Things you need to know about getting past your partner’s past…
Your past is relevant. It took me a while to come around to this, but you have to consider your own sexual past and relationship history if you want to better understand your jealousy. Perhaps you have some unfulfilled desires that are making you resent your partner, and their past experiences.
- Friends and family often understand in principle, but not in practice. “Just distract yourself” or “Just stop dwelling on it!” starts to sound pretty hollow after a while.
- It might get worse before it gets better. The more you can bounce back from mini-attacks of jealous thoughts, or longer periods of depression, the more confident you will become in your ability to overcome jealousy moving forward.
- Retroactive jealousy and standard jealousy (ie. concerns about your partner’s fidelity in the present) often go hand in hand. You cannot confront one without dealing with the other.
- Jealousy is a huge turn-off. Jealousy seriously hinders your partner’s attraction to you, and may very well eventually destroy it. Them’s the breaks.
- In my conversations with fellow sufferers of retroactive jealousy, the one thing we all have in common is dedication to continual personal growth and development. Simply put, I constantly seek to “upgrade” every aspect of my self — my physical health, my writing, my meditation practice, my income, etc. Never settle for less than your best self.

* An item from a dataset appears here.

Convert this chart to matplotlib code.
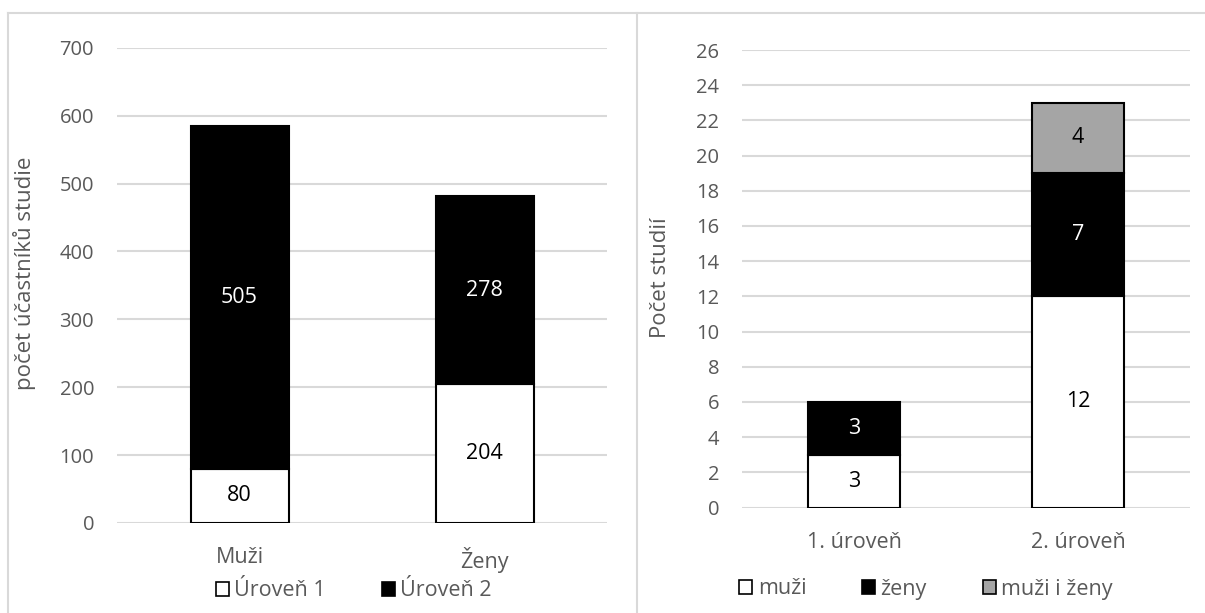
import matplotlib.pyplot as plt
from matplotlib.lines import Line2D
from matplotlib.patches import Patch

plt.rcParams['font.family'] = ['Open Sans', 'DejaVu Sans']

# levý graf: počet účastníků podle pohlaví
kategorie_l = ['Muži', 'Ženy']
uroven1 = [80, 204]
uroven2 = [505, 278]

# pravý graf: počet studií podle úrovně
kategorie_p = ['1. úroveň', '2. úroveň']
muzi = [3, 12]
zeny = [3, 7]
muzi_i_zeny = [0, 4]

SEDA_TEXT = '#595959'
MRIZKA = '#D9D9D9'
FS = 14.5      # čísla na ose y
FS_TXT = 15.5  # kategorie, legenda, popisky hodnot
FS_OSA = 16    # názvy os

fig = plt.figure(figsize=(12.05, 6.13), dpi=100)

# rámečky kolem obou grafů
for xs, ys in [([8 / 1205, 1], [1 - 13 / 613] * 2),
               ([8 / 1205] * 2, [0, 1 - 13 / 613]),
               ([637 / 1205] * 2, [0, 1 - 13 / 613])]:
    fig.add_artist(Line2D(xs, ys, color=MRIZKA, lw=1.5, transform=fig.transFigure))


def styl_os(ax, ymax, krok, popis, x_popisu, y_popisu):
    ax.set_ylim(0, ymax)
    ax.set_xlim(-0.5, 1.5)
    ax.set_yticks(range(0, ymax + 1, krok))
    for s in ax.spines.values():
        s.set_visible(False)
    ax.grid(axis='y', color=MRIZKA, lw=1.5)
    ax.set_axisbelow(True)
    ax.tick_params(length=0, labelcolor=SEDA_TEXT)
    ax.tick_params(axis='y', pad=16.5, labelsize=FS)
    ax.tick_params(axis='x', pad=17.5, labelsize=FS_TXT)
    ax.set_ylabel(popis, fontsize=FS_OSA, color=SEDA_TEXT)
    ax.yaxis.set_label_coords(x_popisu, y_popisu)


def popisky(ax, x, spodek, hodnoty, barva):
    for xi, b, h in zip(x, spodek, hodnoty):
        if h:
            ax.text(xi, b + h / 2, str(h), ha='center', va='center',
                    fontsize=FS_TXT, color=barva)


def legenda(polozky, stred):
    fig.legend(handles=[Patch(facecolor=c, edgecolor='black', lw=1.2, label=t)
                        for t, c in polozky],
               loc='center', bbox_to_anchor=stred, ncol=len(polozky),
               frameon=False, fontsize=FS_TXT, labelcolor=SEDA_TEXT,
               handlelength=0.6, handleheight=0.6, handletextpad=0.25,
               columnspacing=2.6)


# --- levý graf ---
ax1 = fig.add_axes([117 / 1205, 1 - 523 / 613, 490 / 1205, 475.3 / 613])
x = range(len(kategorie_l))
w = 0.4
ax1.bar(x, uroven1, w, color='white', edgecolor='black', lw=1.5)
ax1.bar(x, uroven2, w, bottom=uroven1, color='black', edgecolor='black', lw=1.5)
popisky(ax1, x, [0, 0], uroven1, 'black')
popisky(ax1, x, uroven1, uroven2, 'white')
ax1.set_xticks(list(x), kategorie_l)
styl_os(ax1, 700, 100, 'počet účastníků studie', -0.165, 0.525)
legenda([('Úroveň 1', 'white'), ('Úroveň 2', 'black')],
        (354 / 1205, 1 - 591 / 613))

# --- pravý graf ---
ax2 = fig.add_axes([742 / 1205, 1 - 507.5 / 613, 448 / 1205, 457.5 / 613])
x = range(len(kategorie_p))
w = 0.41
spodek3 = [a + b for a, b in zip(muzi, zeny)]
ax2.bar(x, muzi, w, color='white', edgecolor='black', lw=1.5)
ax2.bar(x, zeny, w, bottom=muzi, color='black', edgecolor='black', lw=1.5)
for xi, b, h in zip(x, spodek3, muzi_i_zeny):
    if h:
        ax2.bar(xi, h, w, bottom=b, color='#A5A5A5', edgecolor='black', lw=1.5)
popisky(ax2, x, [0, 0], muzi, 'black')
popisky(ax2, x, muzi, zeny, 'white')
popisky(ax2, x, spodek3, muzi_i_zeny, 'black')
ax2.set_xticks(list(x), kategorie_p)
styl_os(ax2, 26, 2, 'Počet studií', -0.158, 0.503)
legenda([('muži', 'white'), ('ženy', 'black'), ('muži i ženy', '#A5A5A5')],
        (926 / 1205, 1 - 589 / 613))

fig.savefig('out.png', dpi=100)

You can keep evolving on your deathbed. This is one of the things about life that I find most exciting — you can never fully “make it,” or fully arrive at your best self. There is always another level to seek, another plateau to climb.
- Guys: the overwhelming majority of women want you to be Steve McQueen, not John Cusack. This probably includes your girlfriend or wife. Think about that in the context of your jealousy. Would McQueen care?
- Retroactive jealousy gets really, really boring after a while. Like a movie you’ve seen 500 times before. When you begin to realize this, and consider RJ as such, it becomes easier to turn the movie off.
- My guidebook is primarily aimed at people who want to stay in their current relationship, power through their jealousy, and rebuild their partner’s attraction to them. However, as I outline in the book, your partner’s past may actually be worth breaking up over. The trouble is that RJ seriously skews your perspective, so that what is a “deal-breaker” for you today may not feel that way tomorrow, in a month, or in a year. Still, you have to seriously check in with yourself and determine whether or not you can live with your partner’s past. If you truly cannot, you owe it to yourself and your partner to move on.
- Overcoming retroactive jealousy can actually be a lot of fun. What’s more, the process added immeasurable value to nearly every other area of my life. I feel stronger, and more capable of responding to and overcoming adversity, than ever before.
- You are not alone. To date, I have sold hundreds of copies of the guidebook, and have received visitors to this site from over 70 different countries. There are scores of sufferers of retroactive jealousy from around the world who are seizing an opportunity to grow into better people, lovers, and partners. And you can too.